If you have your topics following a generic naming pattern, for example, "topic-n*", your Flink Kafka consumer can automatically reads from "topic-n1", "topic-n2", ... and so on as they are added to Kafka.
Flink 1.5 (FlinkKafkaConsumer09) added support for dynamic partition discovery & topic discovery based on regex. This means that the Flink-Kafka consumer can pick up new Kafka partitions without needing to restart the job and while maintaining exactly-once guarantees.
Consumer constructor that accepts subscriptionPattern: link.
Thinking more about the requirement,
1st step is - You will start from one topic (for simplicity) and will spawn more topic during runtime based on the data provided and direct respective messages to these topics. It's entirely possible and will not be a complicated code.

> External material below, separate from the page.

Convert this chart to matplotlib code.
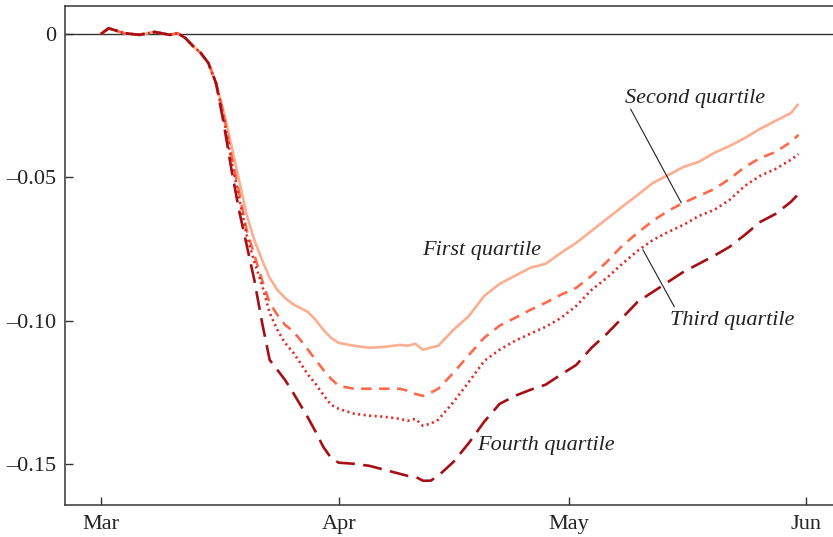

Use ZkClient API to check if topic-name exists, if does not exist create a model topic with new name and start pushing messages into it through a new producer tied to this new topic. You don't need to restart job to produce messages to a specific topic.
Your initial consumer become producer(for new topics) + consumer(old topic)
2nd step is - You want to consume messages for new topic. One way could be to spawn a new job entirely. You can do this be creating a thread pool initially and supplying arguments to them.
Again be more careful with this, more automation can lead to overload of cluster in case of a looping bug. Think about the possibility of too many topics created after some time if input data is not controlled or is simply dirty. There could be better architectural approaches as mentioned above in comments.